On pouvait lire dans le journal Ouest-France du 5 juin 2011 : « Ce samedi matin environ 1 000 personnes se sont réunies à Orglandes (Manche) pour célébrer le 50e anniversaire des cimetières allemands. À l’endroit même où 10 152 soldats allemands sont enterrés et dont plus de la moitié est morte avant d’avoir 20 ans. » Fort heureusement, le site de FR3 Basse-Normandie donnait une utile précision : « Inauguré en septembre 1961, le cimetière d'Orglandes, comme tous les autres cimetières militaires allemands est géré par une organisation humanitaire allemande, le Volksbund Deutsche Kreigsgräberfürsorge. L'association prend actuellement en charge 824 cimetières militaires répartis dans 45 pays et comptant près de 2,4 millions de victimes de guerre. » Ce qui ne l’empêche pas d’ajouter un peu plus loin : « Les cimetières militaires allemands sur le sol français ont été, voici 50 ans, le premier signe de réconciliation et de rapprochement entre les deux peuples ennemis, un an avant la rencontre entre le général de Gaulle et le chancelier Adenauer, en 1962. »

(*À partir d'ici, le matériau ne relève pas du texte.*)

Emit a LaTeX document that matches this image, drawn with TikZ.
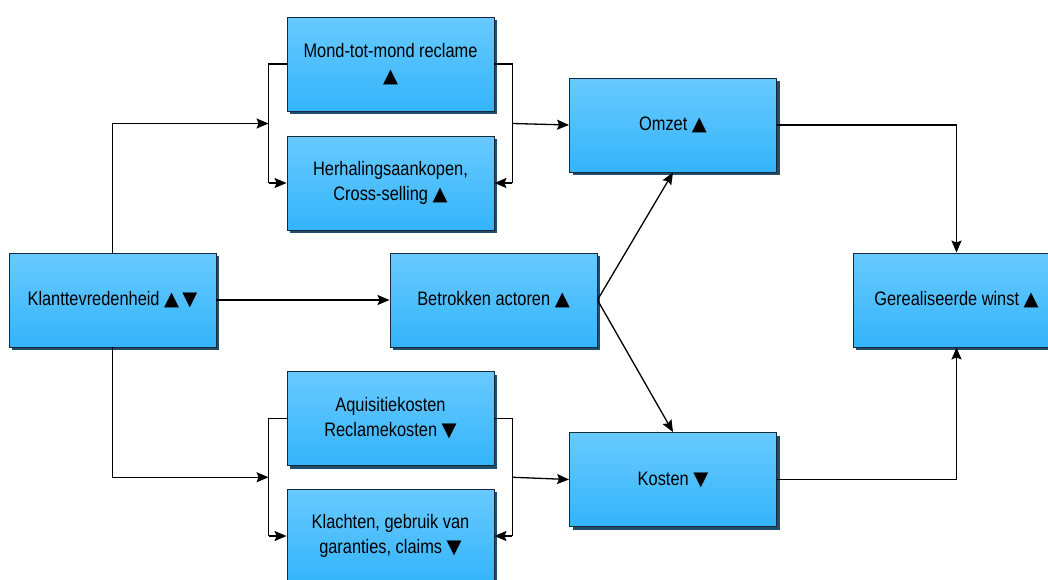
\documentclass[tikz,border=0pt]{standalone}
\usepackage{fontspec}
\setmainfont{Liberation Sans}[FakeStretch=0.84]
\newfontfamily\symfont{DejaVu Sans}
\usetikzlibrary{arrows.meta,shadows,calc}

\newcommand{\op}{{\symfont ▲}}
\newcommand{\neer}{{\symfont ▼}}

\definecolor{boxtop}{RGB}{104,202,255}
\definecolor{boxbot}{RGB}{52,180,250}
\definecolor{boxline}{RGB}{22,40,58}
\definecolor{boxshadow}{RGB}{34,78,110}

\tikzset{
  blok/.style={rectangle, draw=boxline, line width=0.9pt,
    top color=boxtop, bottom color=boxbot,
    minimum width=207pt, minimum height=94pt, inner sep=0pt,
    align=center, text=black,
    font=\fontsize{19.5}{25}\selectfont,
    general shadow={fill=boxshadow, shadow xshift=3pt, shadow yshift=-3pt}},
  verb/.style={line width=1.3pt, draw=black},
  pijl/.style={verb, -{Stealth[length=12pt,width=10pt,inset=2pt]}}
}

\begin{document}
\begin{tikzpicture}[x=1pt,y=-1pt]
\useasboundingbox (0,0) rectangle (1048,579);
\clip (0,0) rectangle (1048,579);

% boxes
\node[blok] (mond)   at (390.5,64)   {Mond-tot-mond reclame\\\op};
\node[blok] (herh)   at (390.5,183)  {Herhalingsaankopen,\\Cross-selling \op};
\node[blok] (omzet)  at (673,125)    {Omzet \op};
\node[blok] (klant)  at (112.5,300)  {Klanttevredenheid \op\,\neer};
\node[blok] (betr)   at (493.5,300)  {Betrokken actoren \op};
\node[blok] (winst)  at (956.5,300)  {Gerealiseerde winst \op};
\node[blok] (aqu)    at (390.5,418.5){Aquisitiekosten\\Reclamekosten \neer};
\node[blok] (klach)  at (390.5,536)  {Klachten, gebruik van\\garanties, claims \neer};
\node[blok] (kosten) at (673,479.5)  {Kosten \neer};

% bracket points
\coordinate (lb1) at ($(mond.west)+(-18,0)$);
\coordinate (lb2) at ($(herh.west)+(-18,0)$);
\coordinate (lbm) at ($(lb1)!0.5!(lb2)$);
\coordinate (rb1) at ($(mond.east)+(18,0)$);
\coordinate (rb2) at ($(herh.east)+(18,0)$);
\coordinate (rbm) at ($(rb1)!0.5!(rb2)$);
\coordinate (lc1) at ($(aqu.west)+(-18,0)$);
\coordinate (lc2) at ($(klach.west)+(-18,0)$);
\coordinate (lcm) at ($(lc1)!0.5!(lc2)$);
\coordinate (rc1) at ($(aqu.east)+(18,0)$);
\coordinate (rc2) at ($(klach.east)+(18,0)$);
\coordinate (rcm) at ($(rc1)!0.5!(rc2)$);

% upper branch
\draw[pijl] (klant.north) |- (lbm);
\draw[verb] (mond.west) -- (lb1) -- (lb2);
\draw[pijl] (lb2) -- (herh.west);
\draw[verb] (mond.east) -- (rb1) -- (rb2);
\draw[pijl] (rb2) -- (herh.east);
\draw[pijl] (rbm) -- (omzet.west);

% lower branch
\draw[pijl] (klant.south) |- (lcm);
\draw[verb] (aqu.west) -- (lc1) -- (lc2);
\draw[pijl] (lc2) -- (klach.west);
\draw[verb] (aqu.east) -- (rc1) -- (rc2);
\draw[pijl] (rc2) -- (klach.east);
\draw[pijl] (rcm) -- (kosten.west);

% middle
\draw[pijl] (klant.east) -- (betr.west);
\draw[pijl] (betr.east) -- (omzet.south);
\draw[pijl] (betr.east) -- (kosten.north);

% to profit
\draw[pijl] (omzet.east) -| (winst.north);
\draw[pijl] (kosten.east) -| (winst.south);
\end{tikzpicture}
\end{document}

Bien que le Préfet ait déclaré qu'il "ne fallait pas oubllier", il me semble qu’on a ici confondu l’anniversaire d’un cimetière avec celui d’une organisation créée en Allemagne en 1919 et oublié qu'elle s’est préoccupée des soldats enterrés en France entre 1939 et 1945 dès la fin des années 1940. Puis-je rappeler que mon père a travaillé pour le Volksbund Deutsche Kreigsgräberfürsorge dès 1949 et qu’il a été son représentant pour la France de 1951 à 1955 ?
Installé d’abord 28 rue Marcel Royer à Gennevilliers, puis au 5 bis rue du Louvre dans le centre de Paris, et même doté de deux secrétaires au plus fort de la période, mon père a recherché regroupé, identifié, alerté, interrogé. Trente ans plus tard, j’ai retrouvé derrière des cartons quelques plaques d’identification en métal (car les noms s’effacent sur les croix) et des représentations de squelette permettant de caractériser le contenu des tombes découvertes et les particularités des cadavres. Dans la majorité des cas, les soldats tués au cours des combats de la Libération avaient été enterrés à la hâte et, quand il s’agissait des cibles des résistants, c’est parfois dans des lieux aussi peu adéquats que des poulaillers qu’il fallait aller chercher les corps prudemment cachés. Il lui a fallu accompagner des cars entiers de veuves et de mères voulant se recueillir sur une tombe. Au début, quand les regroupements n’avaient pas encore été réalisés, il effectuait un circuit permettant de déposer le matin chaque mère ou chaque veuve dans un cimetière avec son repas et de repasser l’après-midi. Parfois, il retrouvait la malheureuse femme entourée de villageois la consolant en évoquant le souvenir du sympathique soldat qu’ils avaient si bien connu ! Il est aussi arrivé à mon père de se faire remettre les cartons ou l’on avait entassé tout ce que des soldats portaient sur eux avant d’être mis dans une fosse commune. Il fallait alors, avec l’aide de bénévoles, examiner attentivement tout le contenu, ne serait-ce que pour éviter d’adresser à la famille les lettres de maîtresses françaises qui s’y trouvaient.
Au total, mon père a été attentif au sort de près de 200 000 soldats allemands morts en France (il y en a en tout 1 024 027 laissés par trois guerres dans une quarantaine de cimetières dédiés et une cinquantaine de carrés communaux). Étrange destin pour ce fils de soldat allemand mort en France. Étrange destin pour ce jeune pasteur chargé d’enterrer, d’une manière ou d’une autre, plus d’hommes, croyants ou pas, que tout autre religieux dans une carrière. Étrange destin pour ce pacifiste qui va faire la paix en épousant une française dont l’oncle est mort à Verdun. Étrange destin pour le vieil homme qu’il est devenu et qui a pu observer les efforts faits par les Allemands pour retrouver leurs morts dans l’ex-Union soviétique et les polémiques suscitées en Espagne par les fouilles archéologiques dans les charniers secrets de la guerre civile.